:: Given problem ::
Repeat the listing word for word. No pictures belong in the copy.

:: Given material ::
□ □ □ □ □

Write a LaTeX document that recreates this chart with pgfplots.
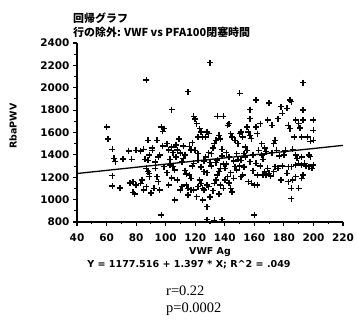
\documentclass[border=0pt]{standalone}
\usepackage{pgfplots}
\pgfplotsset{compat=1.18}
\usepackage{pgfplotstable}
\usepackage{fontspec}
\setmainfont{DejaVu Sans}
\newfontfamily\cjk{Noto Sans CJK JP}
\newfontfamily\serif{Liberation Serif}
\pgfplotstableread{
x y
60 1650
61 1540
64 1450
65 1370
66 1340
64 1215
64 1120
69 1105
71 1365
75 1435
77 1360
76 1150
78 1065
79 1050
80 1130
78 1160
80 1440
83 1435
85 1450
84 1175
83 1145
85 1085
87 1115
88 1250
87 1280
86 1360
88 1350
89 1400
89 1205
87 2070
88 1530
89 1235
91 1440
91 1460
90 1060
93 1280
94 1530
94 1205
95 1160
96 1400
96 1085
97 862
97 1650
98 1610
99 1635
99 1295
95 1380
92 1100
98 1480
93 1335
101 1500
102 1445
103 1310
104 1805
104 1470
105 1295
106 996
107 1490
108 1445
108 1175
110 1415
110 1085
103 1360
101 1240
105 1420
109 1540
102 1130
107 1380
106 1265
104 1195
111 1115
112 1370
113 1400
114 1130
115 1100
115 1965
116 1475
116 1220
117 1445
117 1190
119 1745
119 1085
118 1300
113 1260
111 1335
119 1325
115 1040
112 1480
118 1510
120 1720
114 1230
117 1090
120 1440
121 1026
122 1410
122 1115
123 1635
123 1175
124 1605
124 1145
125 1560
125 1100
125 996
126 1085
127 1560
128 1605
128 1130
128 937
129 1590
129 1115
130 1025
130 2225
121 1680
122 1560
126 1345
124 1290
127 1380
129 1420
122 1350
126 1250
128 1240
130 1330
131 1300
133 1500
133 1145
134 1530
134 1175
135 1745
135 1220
136 1575
136 1250
137 1540
137 1130
139 1100
139 1745
140 1175
132 1460
138 1390
131 1410
135 1355
139 1320
137 1280
132 1080
136 1050
138 1450
134 1330
140 1280
142 1665
142 1205
143 1680
144 1590
144 1100
145 1560
145 1070
147 1530
147 1295
148 1265
149 1500
150 1590
150 1950
141 1420
143 1380
146 1345
148 1410
141 1320
144 1240
149 1360
146 1190
143 1150
150 1300
151 1605
151 1205
152 1560
152 1220
155 1650
156 1605
156 1160
157 1575
157 1725
157 1805
158 1545
158 1145
160 1130
160 862
153 1410
154 1380
155 1440
159 1400
153 1290
157 1340
159 1260
154 1470
151 1350
161 1890
161 1650
161 1325
162 1590
162 1130
164 1680
165 1500
166 1220
167 1460
167 1250
168 1220
169 1710
170 1865
170 1235
163 1440
165 1400
168 1430
162 1220
164 1300
166 1360
169 1280
172 1665
173 1500
174 1530
174 1295
176 1725
176 1280
178 1830
178 1175
179 1770
172 1420
175 1440
177 1390
180 1400
171 1210
173 1250
179 1300
182 1815
182 1235
183 1665
183 1295
184 1890
184 1635
185 1875
185 1295
185 1100
185 1010
186 1175
188 1710
188 1310
188 1205
188 1400
190 1680
190 1325
190 1100
181 1440
186 1450
189 1370
183 1160
187 1560
191 1640
192 1560
192 1380
192 1310
192 1190
193 2045
193 1800
193 1710
193 1220
194 1325
196 1560
197 1400
197 1295
198 1385
199 1280
200 1710
200 1620
200 1530
200 1310
195 1300
198 1520
128 820
133 815
138 820
}\pts
\begin{document}
\begin{tikzpicture}[x=1bp,y=1bp]
\useasboundingbox (0,0) rectangle (357,329);
\begin{axis}[
  at={(77bp,107bp)}, anchor=south west,
  width=266bp, height=179bp, scale only axis,
  xmin=40, xmax=220, ymin=800, ymax=2400,
  axis x line*=bottom, axis y line*=left,
  axis line style={line width=1.4bp, -},
  xtick={40,60,...,220}, ytick={800,1000,...,2400},
  minor x tick num=1, minor y tick num=1,
  tick align=outside,
  major tick length=4bp, minor tick length=2.5bp,
  every tick/.style={line width=1.1bp, black},
  ticklabel style={font=\fontsize{10.5}{12}\selectfont\bfseries},
  xticklabel style={yshift=-4bp},
  /pgf/number format/assume math mode=true,
  /pgf/number format/1000 sep={},
  clip=false,
]
\addplot[only marks, mark=+, mark size=3bp, line width=1.45bp, black] table[x=x,y=y] {\pts};
\addplot[line width=1.3bp, black, no marks] coordinates {(40,1233.4) (220,1484.9)};
\end{axis}
\node[anchor=base west, inner sep=0, font=\cjk\bfseries\fontsize{11}{13}\selectfont] at (73,307) {回帰グラフ};
\node[anchor=base west, inner sep=0, font=\cjk\bfseries\fontsize{11}{13}\selectfont] at (73,293) {行の除外: VWF vs PFA100閉塞時間};
\node[rotate=90, inner sep=0, font=\bfseries\fontsize{9.5}{11}\selectfont] at (13,203) {RbaPWV};
\node[inner sep=0, font=\bfseries\fontsize{9.5}{11}\selectfont] at (210,77) {VWF Ag};
\node[inner sep=0, font=\bfseries\fontsize{9.6}{11}\selectfont] at (189,64) {Y = 1177.516 + 1.397 * X; R\^{}2 = .049};
\node[anchor=base west, inner sep=0, font=\serif\fontsize{14.5}{16}\selectfont] at (166,34) {r=0.22};
\node[anchor=base west, inner sep=0, font=\serif\fontsize{14.5}{16}\selectfont] at (166,17) {p=0.0002};
\end{tikzpicture}
\end{document}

□ □ □ □ □

:: Written solution ::
Write a LaTeX document that recreates this chart with pgfplots.
\documentclass[border=0pt]{standalone}
\usepackage{pgfplots}
\pgfplotsset{compat=1.18}
\usepackage{pgfplotstable}
\usepackage{fontspec}
\setmainfont{DejaVu Sans}
\newfontfamily\cjk{Noto Sans CJK JP}
\newfontfamily\serif{Liberation Serif}
\pgfplotstableread{
x y
60 1650
61 1540
64 1450
65 1370
66 1340
64 1215
64 1120
69 1105
71 1365
75 1435
77 1360
76 1150
78 1065
79 1050
80 1130
78 1160
80 1440
83 1435
85 1450
84 1175
83 1145
85 1085
87 1115
88 1250
87 1280
86 1360
88 1350
89 1400
89 1205
87 2070
88 1530
89 1235
91 1440
91 1460
90 1060
93 1280
94 1530
94 1205
95 1160
96 1400
96 1085
97 862
97 1650
98 1610
99 1635
99 1295
95 1380
92 1100
98 1480
93 1335
101 1500
102 1445
103 1310
104 1805
104 1470
105 1295
106 996
107 1490
108 1445
108 1175
110 1415
110 1085
103 1360
101 1240
105 1420
109 1540
102 1130
107 1380
106 1265
104 1195
111 1115
112 1370
113 1400
114 1130
115 1100
115 1965
116 1475
116 1220
117 1445
117 1190
119 1745
119 1085
118 1300
113 1260
111 1335
119 1325
115 1040
112 1480
118 1510
120 1720
114 1230
117 1090
120 1440
121 1026
122 1410
122 1115
123 1635
123 1175
124 1605
124 1145
125 1560
125 1100
125 996
126 1085
127 1560
128 1605
128 1130
128 937
129 1590
129 1115
130 1025
130 2225
121 1680
122 1560
126 1345
124 1290
127 1380
129 1420
122 1350
126 1250
128 1240
130 1330
131 1300
133 1500
133 1145
134 1530
134 1175
135 1745
135 1220
136 1575
136 1250
137 1540
137 1130
139 1100
139 1745
140 1175
132 1460
138 1390
131 1410
135 1355
139 1320
137 1280
132 1080
136 1050
138 1450
134 1330
140 1280
142 1665
142 1205
143 1680
144 1590
144 1100
145 1560
145 1070
147 1530
147 1295
148 1265
149 1500
150 1590
150 1950
141 1420
143 1380
146 1345
148 1410
141 1320
144 1240
149 1360
146 1190
143 1150
150 1300
151 1605
151 1205
152 1560
152 1220
155 1650
156 1605
156 1160
157 1575
157 1725
157 1805
158 1545
158 1145
160 1130
160 862
153 1410
154 1380
155 1440
159 1400
153 1290
157 1340
159 1260
154 1470
151 1350
161 1890
161 1650
161 1325
162 1590
162 1130
164 1680
165 1500
166 1220
167 1460
167 1250
168 1220
169 1710
170 1865
170 1235
163 1440
165 1400
168 1430
162 1220
164 1300
166 1360
169 1280
172 1665
173 1500
174 1530
174 1295
176 1725
176 1280
178 1830
178 1175
179 1770
172 1420
175 1440
177 1390
180 1400
171 1210
173 1250
179 1300
182 1815
182 1235
183 1665
183 1295
184 1890
184 1635
185 1875
185 1295
185 1100
185 1010
186 1175
188 1710
188 1310
188 1205
188 1400
190 1680
190 1325
190 1100
181 1440
186 1450
189 1370
183 1160
187 1560
191 1640
192 1560
192 1380
192 1310
192 1190
193 2045
193 1800
193 1710
193 1220
194 1325
196 1560
197 1400
197 1295
198 1385
199 1280
200 1710
200 1620
200 1530
200 1310
195 1300
198 1520
128 820
133 815
138 820
}\pts
\begin{document}
\begin{tikzpicture}[x=1bp,y=1bp]
\useasboundingbox (0,0) rectangle (357,329);
\begin{axis}[
  at={(77bp,107bp)}, anchor=south west,
  width=266bp, height=179bp, scale only axis,
  xmin=40, xmax=220, ymin=800, ymax=2400,
  axis x line*=bottom, axis y line*=left,
  axis line style={line width=1.4bp, -},
  xtick={40,60,...,220}, ytick={800,1000,...,2400},
  minor x tick num=1, minor y tick num=1,
  tick align=outside,
  major tick length=4bp, minor tick length=2.5bp,
  every tick/.style={line width=1.1bp, black},
  ticklabel style={font=\fontsize{10.5}{12}\selectfont\bfseries},
  xticklabel style={yshift=-4bp},
  /pgf/number format/assume math mode=true,
  /pgf/number format/1000 sep={},
  clip=false,
]
\addplot[only marks, mark=+, mark size=3bp, line width=1.45bp, black] table[x=x,y=y] {\pts};
\addplot[line width=1.3bp, black, no marks] coordinates {(40,1233.4) (220,1484.9)};
\end{axis}
\node[anchor=base west, inner sep=0, font=\cjk\bfseries\fontsize{11}{13}\selectfont] at (73,307) {回帰グラフ};
\node[anchor=base west, inner sep=0, font=\cjk\bfseries\fontsize{11}{13}\selectfont] at (73,293) {行の除外: VWF vs PFA100閉塞時間};
\node[rotate=90, inner sep=0, font=\bfseries\fontsize{9.5}{11}\selectfont] at (13,203) {RbaPWV};
\node[inner sep=0, font=\bfseries\fontsize{9.5}{11}\selectfont] at (210,77) {VWF Ag};
\node[inner sep=0, font=\bfseries\fontsize{9.6}{11}\selectfont] at (189,64) {Y = 1177.516 + 1.397 * X; R\^{}2 = .049};
\node[anchor=base west, inner sep=0, font=\serif\fontsize{14.5}{16}\selectfont] at (166,34) {r=0.22};
\node[anchor=base west, inner sep=0, font=\serif\fontsize{14.5}{16}\selectfont] at (166,17) {p=0.0002};
\end{tikzpicture}
\end{document}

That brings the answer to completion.